Conservatory Heat Loss - it can be as massif as the gains
You can only be considering heat loss from a conservatory if the thing is to be heated in
the first place. Most conservatories are meant to be unheated for compliance under building regulations for the
exempt status which most conservatories enjoy.
If one was to do a SAP heat loss calculation for a conservatory as often needed for a new dwelling, you would
find that the heat loss is very high even with some of the latest glass and glazing technologies most of which will
never meet the thermal performance of a well insulated wall.
However, the SAP heat loss calculations do allow for other energy inputs such as solar gains and from appliances
and human bodies for example so it can often a be a bit of ‘smoke and mirror’ techniques when the SAP calculations
reveal a theoretical low heat loss and the same can apply to a conservatory.
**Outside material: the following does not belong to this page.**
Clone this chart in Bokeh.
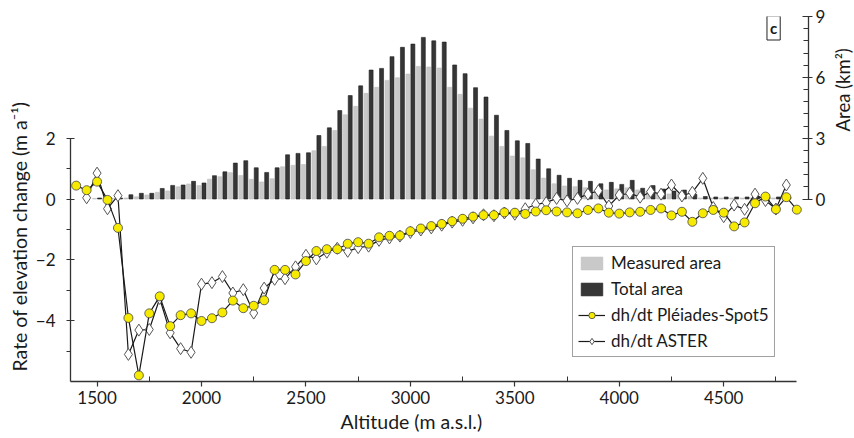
from bokeh.plotting import figure
from bokeh.layouts import row
from bokeh.models import (Range1d, LinearAxis, FixedTicker, Legend, LegendItem,
                          Label, Title, ColumnDataSource)
from bokeh.embed import file_html
from bokeh.resources import INLINE

# ---------------- data ----------------
# altitude of dh/dt points (m a.s.l.)
alt_pleiades = list(range(1400, 4900, 50))
dh_pleiades = [0.44, 0.29, 0.57, -0.03, -0.95, -3.91, -5.80, -3.76, -3.20, -4.18,
               -3.82, -3.76, -4.01, -3.92, -3.73, -3.34, -3.59, -3.51, -3.33, -2.33,
               -2.33, -2.48, -2.04, -1.71, -1.65, -1.65, -1.47, -1.42, -1.47, -1.26,
               -1.21, -1.20, -1.06, -0.97, -0.89, -0.82, -0.73, -0.65, -0.58, -0.53,
               -0.53, -0.44, -0.45, -0.49, -0.41, -0.37, -0.41, -0.44, -0.47, -0.36,
               -0.31, -0.45, -0.48, -0.44, -0.42, -0.36, -0.31, -0.54, -0.42, -0.75,
               -0.47, -0.36, -0.45, -0.90, -0.77, -0.14, 0.08, -0.34, 0.06, -0.35]

alt_aster = list(range(1450, 4850, 50))
dh_aster = [0.04, 0.85, -0.32, 0.11, -5.11, -4.31, -4.29, -3.27, -4.40, -4.92,
            -5.04, -2.80, -2.75, -2.55, -3.09, -2.98, -3.75, -2.93, -2.64, -2.62,
            -2.23, -1.85, -1.97, -1.75, -1.62, -1.72, -1.60, -1.55, -1.36, -1.28,
            -1.22, -1.10, -1.02, -0.95, -0.86, -0.76, -0.70, -0.62, -0.52, -0.55,
            -0.46, -0.50, -0.32, -0.18, -0.12, 0.02, -0.06, 0.02, 0.16, 0.27,
            -0.23, 0.13, 0.19, 0.06, 0.24, 0.16, 0.46, 0.10, 0.22, 0.68,
            -0.28, -0.58, -0.20, -0.34, 0.16, -0.05, -0.33, 0.46]

# altitude bins of the area histogram (km2)
alt_bins = list(range(1500, 4850, 50))
area_measured = [0.03, 0.03, 0.03, 0.05, 0.11, 0.20, 0.33, 0.40, 0.60, 0.74,
                 0.66, 0.98, 1.10, 1.30, 1.16, 0.97, 0.84, 1.00, 1.59, 1.66,
                 1.70, 2.38, 2.59, 3.38, 4.15, 4.57, 5.21, 5.51, 5.85, 5.98,
                 6.16, 6.54, 6.51, 6.46, 5.51, 5.16, 4.48, 3.94, 3.10, 2.59,
                 2.12, 2.03, 1.44, 1.03, 0.75, 0.64, 0.61, 0.56, 0.42, 0.45,
                 0.50, 0.55, 0.45, 0.38, 0.28, 0.25, 0.27, 0.12, 0.05, 0.05,
                 0.05, 0.05, 0.05, 0.05, 0.05, 0.05, 0.05]
area_total = [0.05, 0.05, 0.05, 0.21, 0.28, 0.28, 0.52, 0.67, 0.69, 0.87,
              0.79, 1.15, 1.34, 1.77, 1.89, 1.54, 1.31, 1.54, 2.18, 2.25,
              2.28, 3.13, 3.51, 4.36, 5.10, 5.58, 6.36, 6.44, 7.02, 7.48,
              7.64, 7.97, 7.80, 7.74, 6.61, 6.18, 5.49, 5.03, 4.13, 3.38,
              2.87, 2.74, 1.97, 1.49, 1.17, 1.02, 0.92, 0.87, 0.75, 0.82,
              0.72, 0.92, 0.53, 0.66, 0.49, 0.39, 0.44, 0.23, 0.12, 0.10,
              0.10, 0.10, 0.10, 0.10, 0.10, 0.10, 0.10]

x_ticks = [1500, 2000, 2500, 3000, 3500, 4000, 4500]
x_minor = [1750, 2250, 2750, 3250, 3750, 4250, 4750]
left_ticks = [-4, -2, 0, 2]
left_minor = [-5, -3, -1, 1]
right_ticks = [0, 3, 6, 9]
right_minor = [0.6, 1.2, 1.8, 2.4, 3.6, 4.2, 4.8, 5.4, 6.6, 7.2, 7.8, 8.4]

x_title = "Altitude (m a.s.l.)"
y_title = "Rate of elevation change (m a\u207b\u00b9)"
y2_title = "Area (km\u00b2)"

FONT = "Lato"
TXT = "#1a1a1a"
W, H = 828, 438           # main figure; a 26 px strip to its right holds the area title
SW = 26
FL, FR, FT, FB = 70, 810, 16, 381          # frame edges in page pixels
X0, X1 = 1372.8, 4906.0

p = figure(width=W, height=H, output_backend="svg", toolbar_location=None,
           x_range=Range1d(X0, X1), y_range=Range1d(-6, 6),
           min_border_left=FL, min_border_right=W - FR, min_border_top=FT,
           min_border_bottom=H - FB)
p.outline_line_color = None
p.grid.visible = False
p.background_fill_color = "white"
p.border_fill_color = "white"
p.extra_y_ranges = {"area": Range1d(-9, 9)}

def px_x(img_x):
    return X0 + (img_x - FL) * (X1 - X0) / (FR - FL)

def px_y(img_y):
    return 6 - (img_y - FT) * 12.0 / (FB - FT)

# bars (secondary axis)
bw = 19
src_bars = ColumnDataSource(dict(
    x_meas=[a - 12 for a in alt_bins], x_tot=[a + 12 for a in alt_bins],
    meas=area_measured, tot=area_total))
r_meas = p.vbar(x="x_meas", top="meas", bottom=0, width=bw, source=src_bars,
                y_range_name="area", fill_color="#c9c9c9", line_color="#bdbdbd",
                line_width=0.6)
r_tot = p.vbar(x="x_tot", top="tot", bottom=0, width=bw, source=src_bars,
               y_range_name="area", fill_color="#363636", line_color="#1e1e1e",
               line_width=0.6)

# dh/dt lines
r_al = p.line(alt_aster, dh_aster, line_color="#1a1a1a", line_width=1.2)
r_as = p.scatter(alt_aster, dh_aster, marker="diamond", size=12,
                 fill_color="white", line_color="#555555", line_width=1.0)
r_pl = p.line(alt_pleiades, dh_pleiades, line_color="#1a1a1a", line_width=1.2)
r_ps = p.scatter(alt_pleiades, dh_pleiades, marker="circle", size=9,
                 fill_color="#f5ea00", line_color="#444444", line_width=0.8)

# axes
def style(ax):
    ax.axis_line_color = "#333333"
    ax.axis_line_width = 1.3
    ax.major_tick_line_color = "#333333"
    ax.minor_tick_line_color = "#333333"
    ax.major_tick_line_width = 1.2
    ax.minor_tick_line_width = 1.0
    ax.major_label_text_font = FONT
    ax.major_label_text_font_size = "17px"
    ax.major_label_text_color = TXT

xa = p.xaxis[0]
style(xa)
xa.ticker = FixedTicker(ticks=x_ticks, minor_ticks=x_minor)
xa.bounds = (X0, 4850)
xa.major_tick_in = 0
xa.major_tick_out = 5
xa.minor_tick_in = 5
xa.minor_tick_out = 0
xa.major_label_standoff = 4

ya = p.yaxis[0]
style(ya)
ya.ticker = FixedTicker(ticks=left_ticks, minor_ticks=left_minor)
ya.bounds = (-6, 2)
ya.major_tick_in = 4
ya.major_tick_out = 4
ya.minor_tick_in = 0
ya.minor_tick_out = 4
ya.major_label_standoff = 11

ra = LinearAxis(y_range_name="area",
                ticker=FixedTicker(ticks=right_ticks, minor_ticks=right_minor),
                bounds=(0, 9))
style(ra)
ra.major_tick_in = 6
ra.major_tick_out = 4
ra.minor_tick_in = 5
ra.minor_tick_out = 0
ra.major_label_standoff = 3
p.add_layout(ra, "right")

# axis titles
p.add_layout(Title(text=x_title, align="left", offset=270, standoff=2,
                   text_font=FONT, text_font_size="19.5px",
                   text_font_style="normal", text_color=TXT), "below")
p.add_layout(Title(text=y_title, align="left", offset=10, standoff=4,
                   text_font=FONT, text_font_size="19.5px",
                   text_font_style="normal", text_color=TXT), "left")

# panel letter
p.add_layout(Label(x=px_x(775), y=px_y(27.5), text="c", text_align="center",
                   text_baseline="middle", text_font=FONT, text_font_size="15px",
                   text_font_style="bold", text_color=TXT,
                   border_line_color="#222222", border_line_width=1,
                   background_fill_color="white", padding=3))

legend = Legend(items=[
    LegendItem(label="Measured area", renderers=[r_meas]),
    LegendItem(label="Total area", renderers=[r_tot]),
    LegendItem(label="dh/dt Pl\u00e9iades-Spot5", renderers=[r_pl, r_ps]),
    LegendItem(label="dh/dt ASTER", renderers=[r_al, r_as]),
], location=(502, 24))
legend.label_text_font = FONT
legend.label_text_font_size = "17px"
legend.label_text_color = TXT
legend.glyph_width = 27
legend.glyph_height = 16
legend.label_height = 16
legend.spacing = 5
legend.padding = 5
legend.margin = 0
legend.label_standoff = 6
legend.border_line_color = "#444444"
legend.border_line_width = 1
legend.background_fill_alpha = 1
p.add_layout(legend, "center")

# narrow strip on the right carrying the secondary-axis title (reads bottom to top)
s = figure(width=SW, height=H, output_backend="svg", toolbar_location=None,
           x_range=Range1d(0, SW), y_range=Range1d(0, H),
           min_border_left=0, min_border_right=0, min_border_top=0,
           min_border_bottom=0)
s.axis.visible = False
s.grid.visible = False
s.outline_line_color = None
s.background_fill_color = "white"
s.border_fill_color = "white"
s.add_layout(Label(x=14, y=H - 88, text=y2_title, text_align="center",
                   text_baseline="middle", text_font=FONT, text_font_size="18.5px",
                   text_color=TXT, angle=90, angle_units="deg"))

layout = row(p, s, spacing=0)
open("out.html", "w").write(file_html(layout, INLINE))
A very sunny day in mid December can provide high solar heat gains in side the conservatory that would not
require any additional energy input so one could argue that the heat loss for the conservatory is very low. However
during the evening and night all that embedded heat now contained within the house & conservatory masonry walls
and concrete floors is now being released to heat this inside of the conservatory that may provide a very pleasant
environment but the heat loss through the glazing and glass will be very high resulting in very rapid cooling of
these embedded heat stores.
Most conservatories are also not very tightly sealed with regard to air leakage due to their framed designs and
unsealed abutments causing any pre-warmed inside air to leak to the external air very easily. This is another
reason why the heat loss from a conservatory can be very high.